Santos’ political demise came after it was revealed that he had fabricated much of his life story, leading to questions about how the political unknown had funded his winning campaign.
The now-36-year-old cast himself as a wealthy businessman who had graduated from top colleges, worked at prestigious Wall Street firms and held a valuable real estate portfolio. In truth, he was struggling financially and faced eviction.
apnews.com/...
‘Money is Speech’ is at least as curious a concept as ‘corporations are People’. Because, looked at through the lens of Wealth, seeking access to the deliberations of citizen-legislators, once corporations have the personhood rights of human citizens, it isn’t much of a leap to designate Money is the only viable proxy for that type of ‘person’ to exercise ‘speech’ that doesn’t involve a corporate officer either making political statements for or against candidates for public office on behalf of the firm, bringing an unwanted 1A-complexity to questions of workplace partisanship; or, alternatively, simply accepting that public policy will henceforth be driven entirely by the private sector. The only way to obfuscate both those unpalatable realities in the service of public representation, was to create the veneer of ‘transparency’ by bureaucratizing the transfers of cash through the IRS.
Sure, ballots are still counted. But good luck trusting your representative’s campaign motives in a system ostensibly designed to demand a modicum of trust, that public power will not be abused in the name of the public, yet operated like a casino, replete with hidden financiers and using decks of marked cards to fleece an unsuspecting public.
What used to be a referendum on public service became a mere ratification of the most successful fundraisers a nation could find for an election cycle.
Almost by definition, under such a tautology as ‘Money is Speech’, we almost encourage potential public servants to misrepresent themselves to the public, to greater or lesser degrees, in the service of an anonymous private interest no modern political campaign can function without.
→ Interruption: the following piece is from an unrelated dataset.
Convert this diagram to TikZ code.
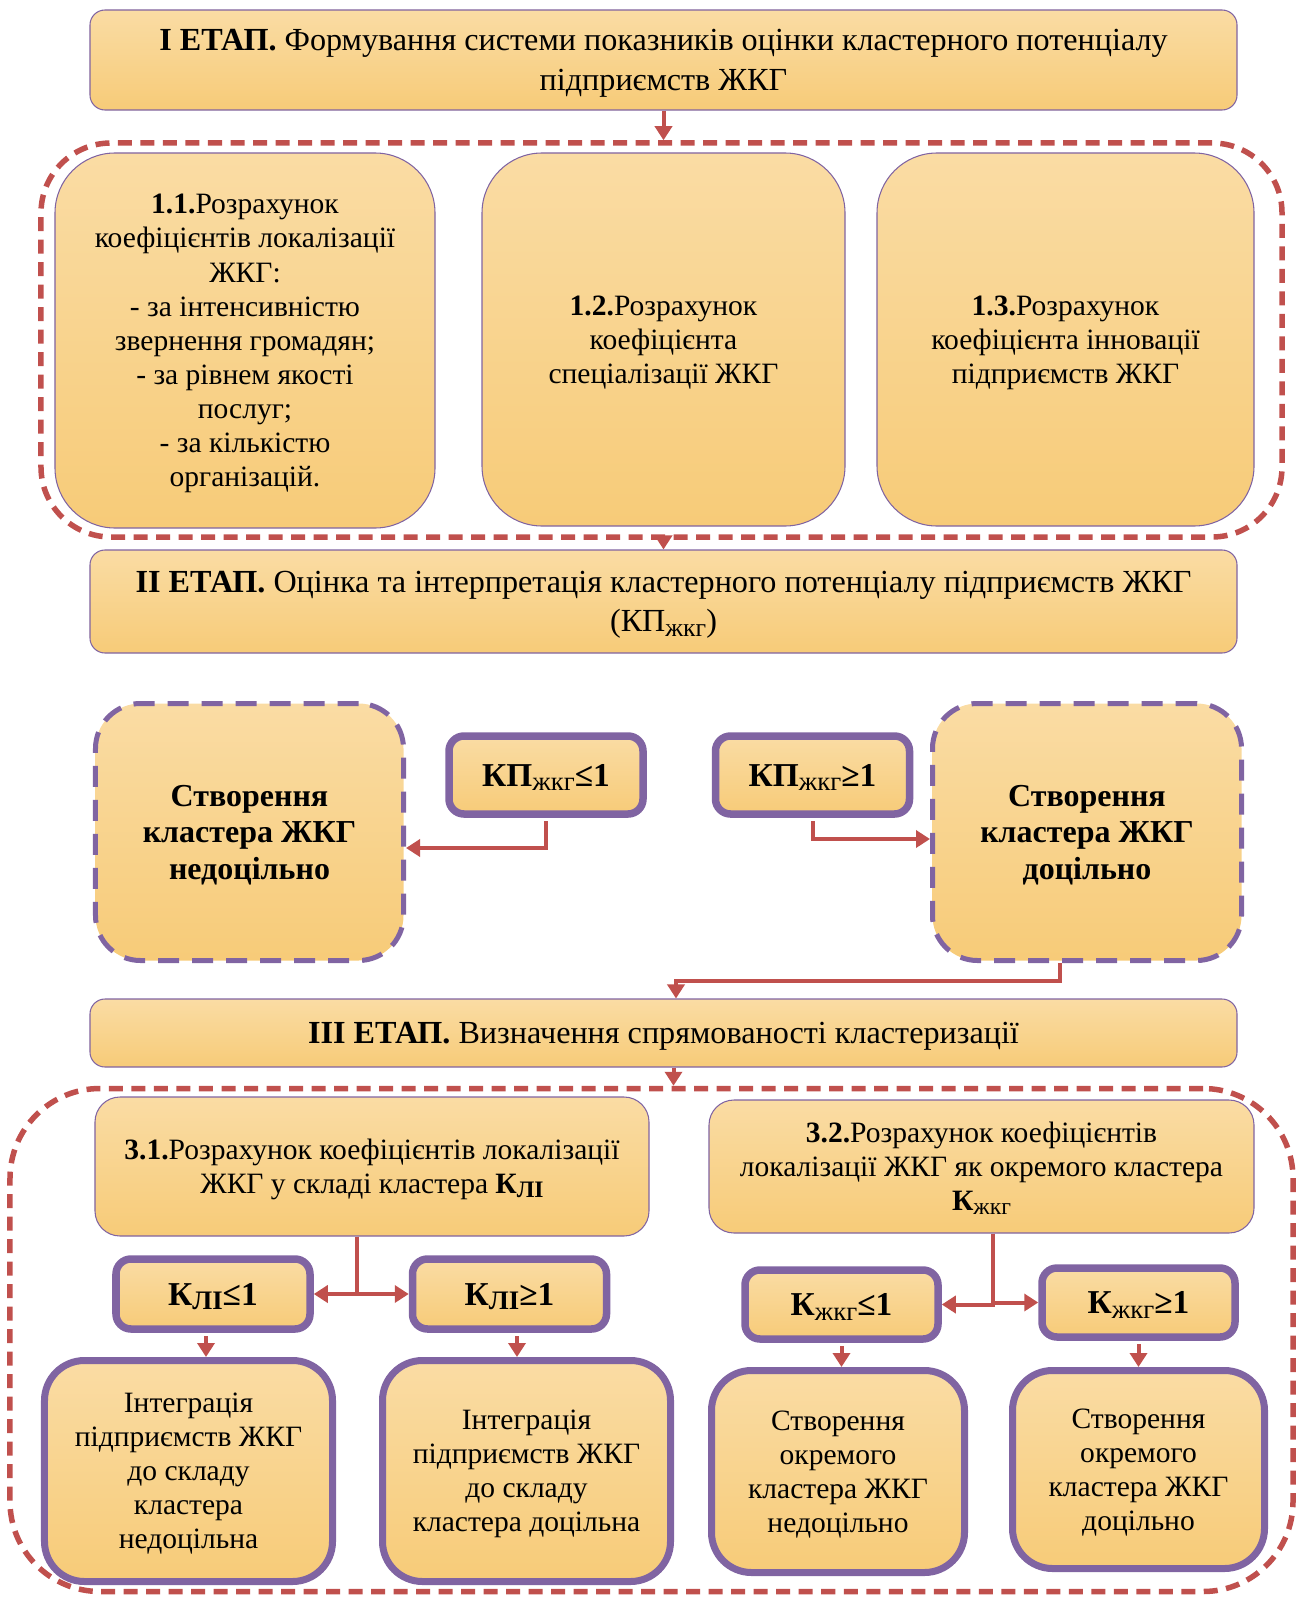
\documentclass[tikz,border=0pt]{standalone}
\usepackage{fontspec}
\usepackage{graphicx}
\setmainfont{Liberation Serif}
\usetikzlibrary{arrows.meta}
\definecolor{boxtop}{HTML}{FADCA4}
\definecolor{boxbot}{HTML}{F7CB78}
\definecolor{lilac}{HTML}{8064A2}
\definecolor{brick}{HTML}{C0504D}
\newcommand{\sbs}[1]{\raisebox{-0.3ex}{\scalebox{0.8}{\mdseries #1}}}

\begin{document}
\begin{tikzpicture}[x=0.2mm, y=-0.2mm]
\tikzstyle{stage}=[rectangle, rounded corners=3mm, draw=lilac, line width=0.6pt, top color=boxtop, bottom color=boxbot, align=center, inner sep=0pt, font=\fontsize{18.3}{22.5}\selectfont, text depth=-0.9mm]
\tikzstyle{calcbox}=[rectangle, rounded corners=12mm, draw=lilac, line width=0.6pt, top color=boxtop, bottom color=boxbot, align=center, inner sep=0pt, font=\fontsize{16.8}{19.4}\selectfont, text depth=-0.4mm]
\tikzstyle{decbox}=[rectangle, rounded corners=9mm, draw=lilac, line width=1mm, dash pattern=on 4.2mm off 2.6mm, top color=boxtop, bottom color=boxbot, align=center, inner sep=0pt, font=\bfseries\fontsize{18.2}{20.8}\selectfont, text depth=-0.3mm]
\tikzstyle{condbox}=[rectangle, rounded corners=3mm, draw=lilac, line width=1.5mm, top color=boxtop, bottom color=boxbot, align=center, inner sep=0pt, font=\bfseries\fontsize{19}{20}\selectfont, text depth=-0.8mm]
\tikzstyle{resbox}=[rectangle, rounded corners=8mm, draw=lilac, line width=1.4mm, top color=boxtop, bottom color=boxbot, align=center, inner sep=0pt, font=\fontsize{16.8}{19.4}\selectfont, text depth=-0.6mm]
\tikzstyle{region}=[rectangle, draw=brick, line width=1.1mm, dash pattern=on 2.8mm off 1.7mm]
\tikzstyle{drawstyle}=[draw=brick, line width=0.8mm, -{Triangle[length=2.8mm, width=3.4mm]}]

\useasboundingbox (0,0) rectangle (1296,1597);

\node[region, rounded corners=14mm, minimum width=248.2mm, minimum height=78.8mm] (R1) at (661.5,340) {};
\node[stage, text depth=-1.7mm, minimum width=229.4mm, minimum height=20mm] (E1) at (663.5,60) {\textbf{І ЕТАП.} Формування системи показників оцінки кластерного потенціалу\\ підприємств ЖКГ};
\node[calcbox, minimum width=76mm, minimum height=75mm] (S11) at (245,340.5) {\textbf{1.1.}Розрахунок\\ коефіцієнтів локалізації\\ ЖКГ:\\ - за інтенсивністю\\ звернення громадян;\\ - за рівнем якості\\ послуг;\\ - за кількістю\\ організацій.};
\node[calcbox, minimum width=72.6mm, minimum height=74.6mm] (S12) at (663.5,339.5) {\textbf{1.2.}Розрахунок\\ коефіцієнта\\ спеціалізації ЖКГ};
\node[calcbox, minimum width=75.4mm, minimum height=74.6mm] (S13) at (1065.5,339.5) {\textbf{1.3.}Розрахунок\\ коефіцієнта інновації\\ підприємств ЖКГ};
\node[stage, text depth=-1.4mm, minimum width=229.4mm, minimum height=20.6mm] (E2) at (663.5,601.5) {\textbf{ІІ ЕТАП.} Оцінка та інтерпретація кластерного потенціалу підприємств ЖКГ\\ (КП\sbs{жкг})};
\node[decbox, minimum width=61.6mm, minimum height=51.4mm] (N1) at (249.5,832) {Створення\\ кластера ЖКГ\\ недоцільно};
\node[condbox, minimum width=38.8mm, minimum height=15.6mm] (K1) at (546,775) {КП\sbs{жкг}≤1};
\node[condbox, minimum width=38.8mm, minimum height=15.6mm] (K2) at (812.5,775) {КП\sbs{жкг}≥1};
\node[decbox, minimum width=61.8mm, minimum height=51.4mm] (N2) at (1087,832) {Створення\\ кластера ЖКГ\\ доцільно};
\node[stage, minimum width=229.4mm, minimum height=13.6mm] (E3) at (663.5,1033) {\textbf{ІІІ ЕТАП.} Визначення спрямованості кластеризації};
\node[region, rounded corners=18mm, minimum width=256.6mm, minimum height=100.6mm] (R2) at (651.5,1340) {};
\node[calcbox, rounded corners=5mm, minimum width=110.8mm, minimum height=27.8mm] (S31) at (372,1166.5) {\textbf{3.1.}Розрахунок коефіцієнтів локалізації\\ ЖКГ у складі кластера \textbf{К\sbs{\bfseries ЛІ}}};
\node[calcbox, rounded corners=5mm, minimum width=109mm, minimum height=26.6mm] (S32) at (981.5,1166.5) {\textbf{3.2.}Розрахунок коефіцієнтів\\ локалізації ЖКГ як окремого кластера\\ \textbf{К\sbs{жкг}}};
\node[condbox, minimum width=38.8mm, minimum height=14mm] (L1) at (213,1294) {К\sbs{\bfseries ЛІ}≤1};
\node[condbox, minimum width=38.8mm, minimum height=14mm] (L2) at (509.5,1294) {К\sbs{\bfseries ЛІ}≥1};
\node[condbox, minimum width=38.6mm, minimum height=13.8mm] (J1) at (841.5,1304.5) {К\sbs{жкг}≤1};
\node[condbox, minimum width=38.6mm, minimum height=13.8mm] (J2) at (1138.5,1302.5) {К\sbs{жкг}≥1};
\node[resbox, minimum width=57.6mm, minimum height=44.2mm] (F1) at (188.5,1471) {Інтеграція\\ підприємств ЖКГ\\ до складу\\ кластера\\ недоцільна};
\node[resbox, minimum width=57.6mm, minimum height=44.2mm] (F2) at (526.5,1471) {Інтеграція\\ підприємств ЖКГ\\ до складу\\ кластера доцільна};
\node[resbox, minimum width=50.6mm, minimum height=40.4mm] (F3) at (838,1471.5) {Створення\\ окремого\\ кластера ЖКГ\\ недоцільно};
\node[resbox, minimum width=50.4mm, minimum height=39.6mm] (F4) at (1138.5,1469.5) {Створення\\ окремого\\ кластера ЖКГ\\ доцільно};

\draw[drawstyle] (E1.south) -- (E1.south |- R1.north);
\draw[drawstyle] (E2.north |- R1.south) -- (E2.north);
\draw[drawstyle, shorten <=0.7mm] (K1.south) |- ([yshift=-3.2mm]N1.east);
\draw[drawstyle, shorten <=0.7mm] (K2.south) |- ([yshift=-1.4mm]N2.west);
\draw[drawstyle] ([xshift=-5.4mm]N2.south) -- ++(0,18) -| ([xshift=2.5mm]E3.north);
\draw[drawstyle] ([xshift=2mm]E3.south) -- ([xshift=2mm]E3.south |- R2.north);
\coordinate (C31) at ([xshift=-3mm]S31.south);
\draw[drawstyle] (C31) |- (L1.east);
\draw[drawstyle] (C31) |- (L2.west);
\coordinate (C32) at ([xshift=2.3mm]S32.south);
\draw[drawstyle] (C32) |- (J1.east);
\draw[drawstyle] (C32) |- (J2.west);
\draw[drawstyle, shorten <=0.7mm] ([xshift=-1.4mm]L1.south) -- ([xshift=-1.4mm]L1.south |- F1.north);
\draw[drawstyle, shorten <=0.7mm] ([xshift=1.5mm]L2.south) -- ([xshift=1.5mm]L2.south |- F2.north);
\draw[drawstyle, shorten <=0.7mm] (J1.south) -- (J1.south |- F3.north);
\draw[drawstyle, shorten <=0.7mm] (J2.south) -- (J2.south |- F4.north);
\end{tikzpicture}
\end{document}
But the general public isn’t equipped — living their daily lives, and bombarded with political propaganda — to determine such degrees of fidelity to a public trust; to know what they’re really voting for when voting for a given candidate. We force the public to rely on nothing more than instinct to determine candidate ‘character’, since the notion of financial corruption has been erased in the name of Money-speech. Yet, they feel this mismatch, between rhetoric and reality, caused by a privatized electoral system, and experience the real-world policy consequences of that mismatch, election cycle after election cycle.
That breeds cynicism generally, and particularly with respect to concerns about abusing the public trust by engaging in private graft.
Yet, in today’s hyper-partisan environment, it’s too easy to dismiss such concerns as just more ‘ado about nothing new’.
And we wonder why Trump’s open corruption isn’t met with more public revulsion?
We have collectively, if inadvertently, normalized Money-influence in our politics and in our public policy, such as it is.
Without realizing it, we have put our votes — and therefore the purpose of our citizenship as Americans — up for sale to the highest bidder for private influence on public policy. Today, that idea is best personified by the person known as Elon Musk, by most measures the world’s wealthiest individual, allowed to bypass Congress and substantively change the nature of American government, carefully-crafted over the past century with the tabulated Consent of a plurality of generations of voters — consisting of Republicans and Democrats — without a single vote, Yea or Nay. That’s not Democracy. The fact that it can happen anyway means we’re already — in a real sense — no longer a Republic.
And that’s the real reason why Trump’s massive graft doesn’t register to a public long since conditioned to associate Dollars with public service.